Although Dutch corporate law thus mandates board members to consider stakeholder interests, it does not prescribe - nor does it include best practices or principles for - formal and proactive stakeholder engagement. It has been argued that organizing an active stakeholder dialogue is the only - or at least most effective - way to assess the impact of a company's activities on external stakeholder groups and thus for a management board to be able to actually consider their interests. This paper aims to stir up the discussion on this topic and to introduce two structures under Dutch corporate law for a company to set up formal stakeholder engagement.
The paper starts by summarizing the theory on the basis of which active stakeholder participation in corporate governance is propagated in extant literature.
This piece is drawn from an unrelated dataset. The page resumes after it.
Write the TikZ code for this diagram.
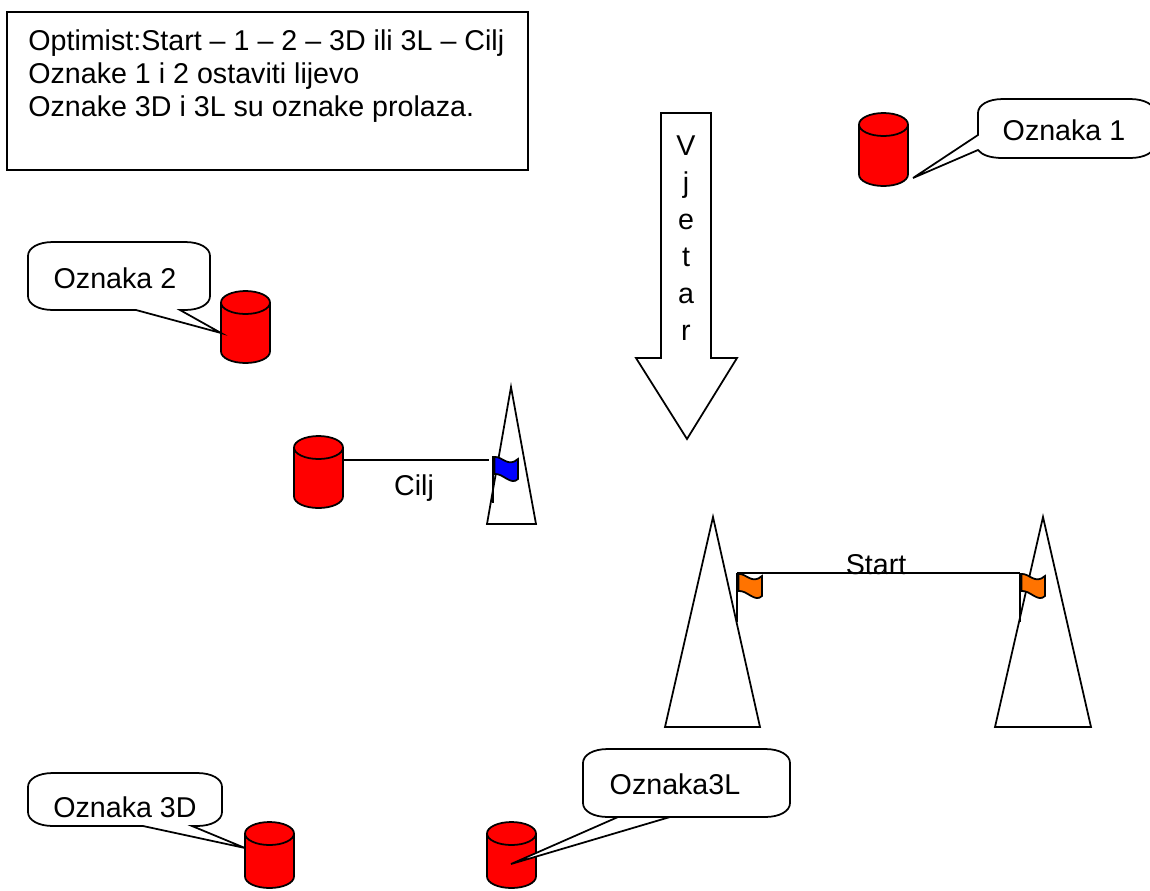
\documentclass[tikz,border=0pt]{standalone}
\usepackage{fontspec}
\setmainfont{Liberation Sans}

\tikzset{
  natpis/.style={font=\fontsize{16.3}{19}\selectfont, inner sep=0pt},
  oblak/.style={draw, fill=white},
  crta/.style={line width=1pt}
}

\newcommand{\oznaka}[4]{
  \draw[crta, fill=red] ({#1-24.5},{#2+11.5}) -- ({#1-24.5},{#3-11.5})
    .. controls ({#1-24.5},{#3-5}) and ({#1-13.5},#3) .. (#1,#3)
    .. controls ({#1+13.5},#3) and ({#1+24.5},{#3-5}) .. ({#1+24.5},{#3-11.5})
    -- ({#1+24.5},{#2+11.5});
  \draw[crta, fill=red] (#1,{#2+11.5}) ellipse [x radius=24.5, y radius=11.5];
  \coordinate (#4) at ({#1+24.5},{#2+24});
}

\newcommand{\oblacic}[7]{
  \draw[oblak, crta] ({#1+25},#2) -- ({#3-25},#2)
    .. controls ({#3-10},#2) and (#3,{#2+6}) .. (#3,{#2+14}) -- (#3,{#4-14})
    .. controls (#3,{#4-6}) and ({#3-10},#4) .. ({#3-25},#4)
    -- (#7,#4) -- #6 -- (#5,#4) -- ({#1+25},#4)
    .. controls ({#1+10},#4) and (#1,{#4-6}) .. (#1,{#4-14}) -- (#1,{#2+14})
    .. controls (#1,{#2+6}) and ({#1+10},#2) .. ({#1+25},#2) -- cycle;
}

\newcommand{\zastavica}[4]{
  \draw[crta, fill=#3] ({#1+1.5},{#2+1})
    .. controls ({#1+9},#2) and ({#1+15},{#2+12}) .. ({#1+25},{#2+3})
    -- ({#1+25},{#2+23})
    .. controls ({#1+18},{#2+30}) and ({#1+10},{#2+17}) .. ({#1+1.5},{#2+18}) -- cycle;
  \draw[crta] (#1,#2) -- (#1,{#2+#4});
}

\begin{document}
\begin{tikzpicture}[x=0.02cm, y=-0.02cm]
\useasboundingbox (0,0) rectangle (1150,890);

\draw[crta] (7,12) rectangle (528,170);
\node[natpis, anchor=north west, align=left] (opis) at (28,29) {Optimist:Start -- 1 -- 2 -- 3D ili 3L -- Cilj\\Oznake 1 i 2 ostaviti lijevo\\Oznake 3D i 3L su oznake prolaza.};

\draw[crta] (661,113) -- (711,113) -- (711,358) -- (737,358) -- (687,439) -- (636,358) -- (661,358) -- cycle;
\node[natpis, align=center, font=\fontsize{16.3}{21}\selectfont] (vjetar) at (686,238) {V\\j\\e\\t\\a\\r};

\oznaka{883.5}{113}{186}{ozn1}
\oznaka{245.5}{291}{363}{ozn2}
\oznaka{318.5}{436}{508}{ozncilj}
\oznaka{269.5}{822}{888}{ozn3d}
\oznaka{511.5}{822}{888}{ozn3l}

\draw[crta] (511,387) -- (536,524) -- (487,524) -- cycle;
\draw[crta] (713,517) -- (760,727) -- (665,727) -- cycle;
\draw[crta] (1043,517) -- (1091,727) -- (995,727) -- cycle;

\coordinate (ciljkraj) at (489,460);
\draw[crta] (ozncilj) -- (ciljkraj);
\node[natpis] (cilj) at (414,488) {Cilj};
\zastavica{493}{456}{blue}{47}

\coordinate (startL) at (737,573);
\coordinate (startD) at (1020,573);
\draw[crta] (startL) -- (startD);
\node[natpis] (start) at (876,565) {Start};
\zastavica{737}{573}{orange!90!red}{49}
\zastavica{1020}{573}{orange!90!red}{49}

\draw[oblak, crta] (1003,99) -- (1130,99)
  .. controls (1145,99) and (1155,105) .. (1155,113) -- (1155,144)
  .. controls (1155,152) and (1145,158) .. (1130,158) -- (1003,158)
  .. controls (990,158) and (982,155) .. (978,150) -- (913,178) -- (978,135) -- (978,113)
  .. controls (978,105) and (988,99) .. (1003,99) -- cycle;
\node[natpis] (tekst1) at (1064,130) {Oznaka 1};

\oblacic{28}{242}{210}{310}{136}{(221,333)}{180}
\node[natpis] (tekst2) at (115,278) {Oznaka 2};

\oblacic{28}{773}{222}{826}{143}{(245,848)}{192}
\node[natpis] (tekst3d) at (125,807) {Oznaka 3D};

\oblacic{583}{749}{790}{817}{670}{(511,864)}{618}
\node[natpis] (tekst3l) at (675,784) {Oznaka3L};

\end{tikzpicture}
\end{document}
Subsequently, it provides an outline of the corporate governance structure of companies incorporated under Dutch law, followed by a description of the aforementioned two structures for a company to set up a formal stakeholder engagement under Dutch law: the "stakeholder council" and the "priority foundation". The former is best suited to serve as a discussion platform for the management board, whereas the latter can be equipped with more far-reaching decision-making powers in a company's governance, allowing the company to take the stakeholder dialogue even further.